Introduction
Creating a two way frequency table is a fundamental skill in statistics that enables you to organize and analyze the relationship between two categorical variables. This type of table, also known as a contingency table or crosstab, displays how often each combination of categories occurs in your dataset. By mastering the steps to build one, you can easily summarize survey results, experimental outcomes, or any situation where data is classified by two dimensions. The following guide walks you through the entire process, from defining your variables to interpreting the final table, ensuring that the information is clear, accurate, and ready for deeper statistical analysis.
Steps to Create a Two Way Frequency Table
Step 1: Define the Variables
- Identify the two categorical variables you want to compare (e.g., gender and education level).
- Ensure each variable has a finite set of distinct categories; if a variable is continuous, you must first group it into categories.
- Write down the categories explicitly; this prevents mismatches later when you tally the data.
Step 2: Collect Raw Data
- Gather a dataset where each observation includes the two categorical values for every case (e.g., a survey response row).
- Keep the data in a tabular format (one row per respondent) or in a spreadsheet where each column corresponds to a variable.
Step 3: Choose Categories (If Needed)
- For continuous variables, decide on class intervals (e.g., age groups: 0‑19, 20‑39, 40‑59, 60+).
- Apply consistent rules for grouping (equal width or equal frequency) to maintain clarity.
Step 4: Tally Frequencies
- Create a grid with one variable’s categories as rows and the other variable’s categories as columns.

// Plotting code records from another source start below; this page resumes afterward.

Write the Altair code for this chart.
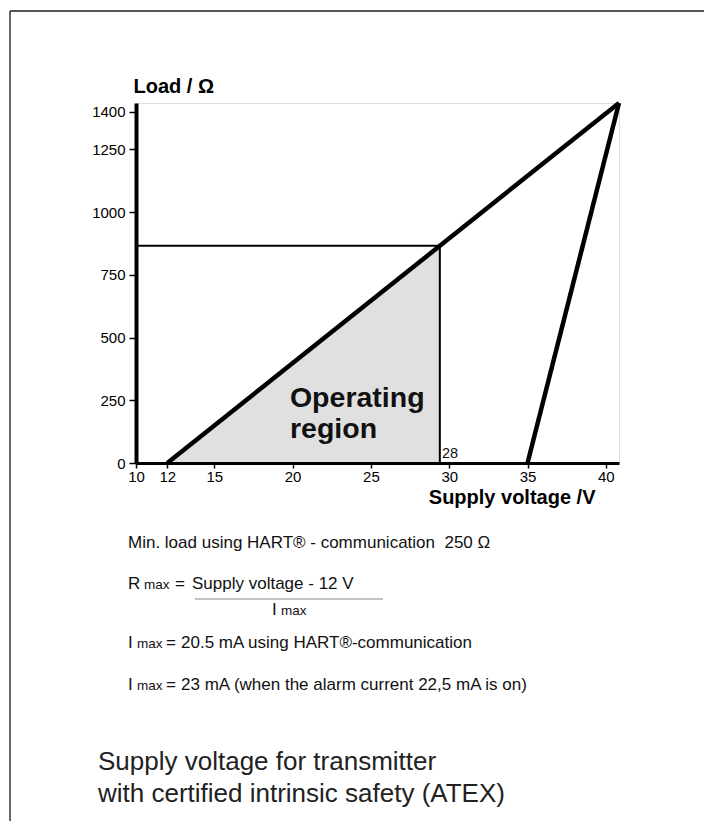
import altair as alt
import pandas as pd

# ---------------- data ----------------
x_ticks = [10, 12, 15, 20, 25, 30, 35, 40]
y_ticks = [0, 250, 500, 750, 1000, 1250, 1400]
x_domain = [10, 40.84]
y_domain = [0, 1435]

# boundary lines: supply voltage (V) vs load (Ω)
upper_v = [12, 40.84]
upper_r = [0, 1435]
right_v = [35, 40.84]
right_r = [0, 1435]

# operating region (shaded triangle)
op_v = [12, 29.4]
op_r = [0, 866]
marker_v = 29.4
marker_r = 866
marker_label = "28"

region_text = ["Operating", "region"]
region_v = [19.83, 19.83]
region_r = [224, 101]

# notes below the chart: (text, x, baseline y, font size) in page pixels
notes_text = [
    "Min. load using HART® - communication \u00a0250 Ω",
    "R", "max", "=", "Supply voltage - 12 V",
    "I", "max",
    "I", "max", "=", "20.5 mA using HART®-communication",
    "I", "max", "=", "23 mA (when the alarm current 22,5 mA is on)",
]
notes_px = [128, 128, 144, 175, 192, 272, 281, 128, 137, 166, 181, 128, 137, 166, 181]
notes_py = [548, 589, 589, 589, 589, 615, 615, 648, 648, 648, 648, 690, 690, 690, 690]
notes_size = [17, 17, 13.5, 17, 17, 17, 13.5, 17, 13.5, 17, 17, 17, 13.5, 17, 17]

title_lines = ["Supply voltage for transmitter", "with certified intrinsic safety (ATEX)"]
title_px = [98, 98]
title_py = [770, 802]

# ---------------- layout ----------------
OX, OY = 136, 103   # plot-area origin on the page
W, H = 483, 360
FONT = "Liberation Sans"

xs = alt.Scale(domain=x_domain, nice=False, zero=False)
ys = alt.Scale(domain=y_domain, nice=False, zero=False)

x_axis = alt.Axis(values=x_ticks, format="d", labelFontSize=15, labelColor="black",
                  labelFont=FONT, tickColor="black", tickSize=5, tickWidth=1.5,
                  domainColor="black", domainWidth=3, grid=False, labelPadding=1,
                  labelFlush=False, labelOverlap=False,
                  title="Supply voltage /V", titleFont=FONT, titleFontSize=20,
                  titleFontWeight="bold", titleColor="black", titleAlign="right",
                  titleAnchor="start", titleX=459, titleY=40, titleBaseline="alphabetic",
                  zindex=1)
y_axis = alt.Axis(values=y_ticks, format="d", labelFontSize=15, labelColor="black",
                  labelFont=FONT, tickColor="black", tickSize=7, tickWidth=1.5,
                  domainColor="black", domainWidth=4, grid=False, labelPadding=4,
                  labelFlush=False, labelOverlap=False,
                  title="Load / Ω", titleFont=FONT, titleFontSize=20, titleFontWeight="bold",
                  titleColor="black", titleAngle=0, titleAlign="left", titleAnchor="start",
                  titleBaseline="alphabetic", titleX=-3, titleY=-11, zindex=1)


def X(field):
    return alt.X(field, scale=xs, axis=x_axis)


def Y(field):
    return alt.Y(field, scale=ys, axis=y_axis)


op_df = pd.DataFrame({"v": op_v, "r": op_r})
area = alt.Chart(op_df).mark_area(color="#e0e0e0", opacity=1).encode(
    x=X("v:Q"), y=Y("r:Q"), y2=alt.datum(0))

hrule = alt.Chart(pd.DataFrame({"v": [x_domain[0]], "v1": [marker_v], "r": [marker_r]})).mark_rule(
    color="black", strokeWidth=2).encode(x=X("v:Q"), x2="v1:Q", y=Y("r:Q"))

vrule = alt.Chart(pd.DataFrame({"v": [marker_v], "r": [0], "r1": [marker_r]})).mark_rule(
    color="black", strokeWidth=2).encode(x=X("v:Q"), y=Y("r:Q"), y2="r1:Q")

lines_df = pd.DataFrame({
    "series": ["upper"] * len(upper_v) + ["right"] * len(right_v),
    "v": upper_v + right_v,
    "r": upper_r + right_r,
})
lines = alt.Chart(lines_df).mark_line(color="black", strokeWidth=4.5, strokeJoin="miter").encode(
    x=X("v:Q"), y=Y("r:Q"), detail="series:N")

region = alt.Chart(pd.DataFrame({"t": region_text, "v": region_v, "r": region_r})).mark_text(
    font=FONT, fontSize=28.5, fontWeight="bold", color="#111", align="left",
    baseline="alphabetic").encode(x=X("v:Q"), y=Y("r:Q"), text="t:N")

marker_txt = alt.Chart(pd.DataFrame({"t": [marker_label], "v": [29.54], "r": [21]})).mark_text(
    font=FONT, fontSize=14.5, color="#111", align="left", baseline="alphabetic").encode(
    x=X("v:Q"), y=Y("r:Q"), text="t:N")

# ---------------- page decorations (pixel positions) ----------------
one = pd.DataFrame({"a": [0]})


def px_text(text, px, py, size, color="#111"):
    return alt.Chart(one).mark_text(text=text, font=FONT, fontSize=size, color=color,
                                    align="left", baseline="alphabetic").encode(
        x=alt.value(px - OX), y=alt.value(py - OY))


deco = []
for t, px, py, s in zip(notes_text, notes_px, notes_py, notes_size):
    deco.append(px_text(t, px, py, s))
for t, px, py in zip(title_lines, title_px, title_py):
    deco.append(px_text(t, px, py, 26, color="#222"))

deco.append(alt.Chart(one).mark_rule(color="#888", strokeWidth=1).encode(
    x=alt.value(195 - OX), x2=alt.value(383 - OX), y=alt.value(599 - OY)))
deco.append(alt.Chart(one).mark_rule(color="#555", strokeWidth=2).encode(
    x=alt.value(10 - OX), x2=alt.value(712 - OX), y=alt.value(11 - OY)))
deco.append(alt.Chart(one).mark_rule(color="#333", strokeWidth=1.5).encode(
    x=alt.value(10 - OX), y=alt.value(11 - OY), y2=alt.value(829 - OY)))

chart = alt.layer(area, hrule, vrule, lines, region, marker_txt, *deco).properties(
    width=W, height=H,
    autosize=alt.AutoSizeParams(type="none"),
    padding={"left": OX - 8, "top": OY - 8, "right": 696 - (OX - 8) - W, "bottom": 813 - (OY - 8) - H},
).configure_view(stroke="#444", strokeWidth=1.5).configure(background="white")

chart.save("out.html", embed_options={"renderer": "svg", "actions": False})
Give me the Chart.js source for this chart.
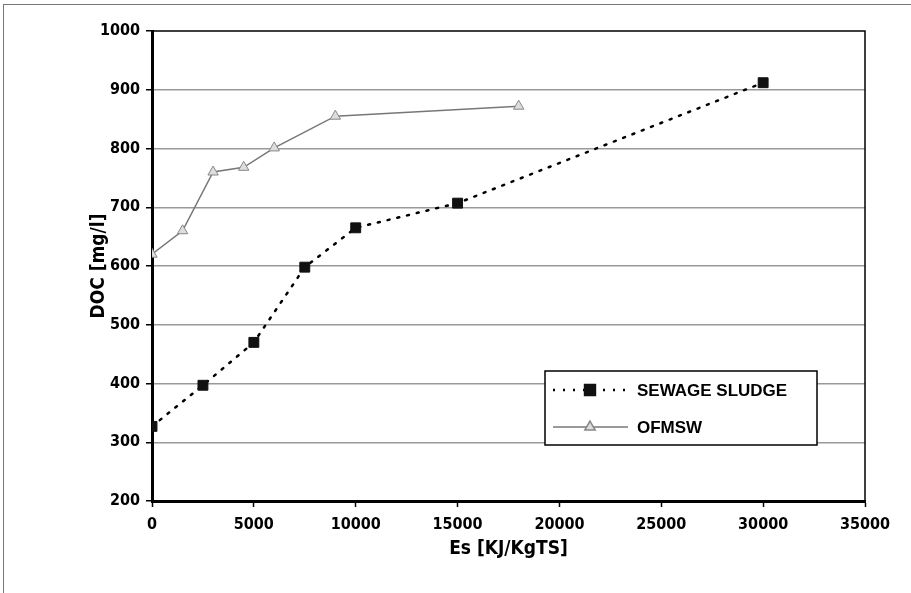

- For each observation, increment the count in the cell where the row category meets the column category.
- Use a counting tool (pen and paper, spreadsheet formulas, or statistical software) to avoid errors.
Step 5: Construct the Table
- Populate the grid with the tallied counts, ensuring that the row totals and column totals are calculated.
- Include a grand total at the bottom‑right corner, representing the sum of all observations.
- Verify that the sum of all cell frequencies equals the grand total; this confirms that no data point was missed.
Step 6: Verify and Interpret
- Check for inconsistencies such as mismatched totals or missing categories.
- Use the completed two way frequency table to compute additional statistics, such as marginal distributions, joint probabilities, or perform a chi‑square test for independence.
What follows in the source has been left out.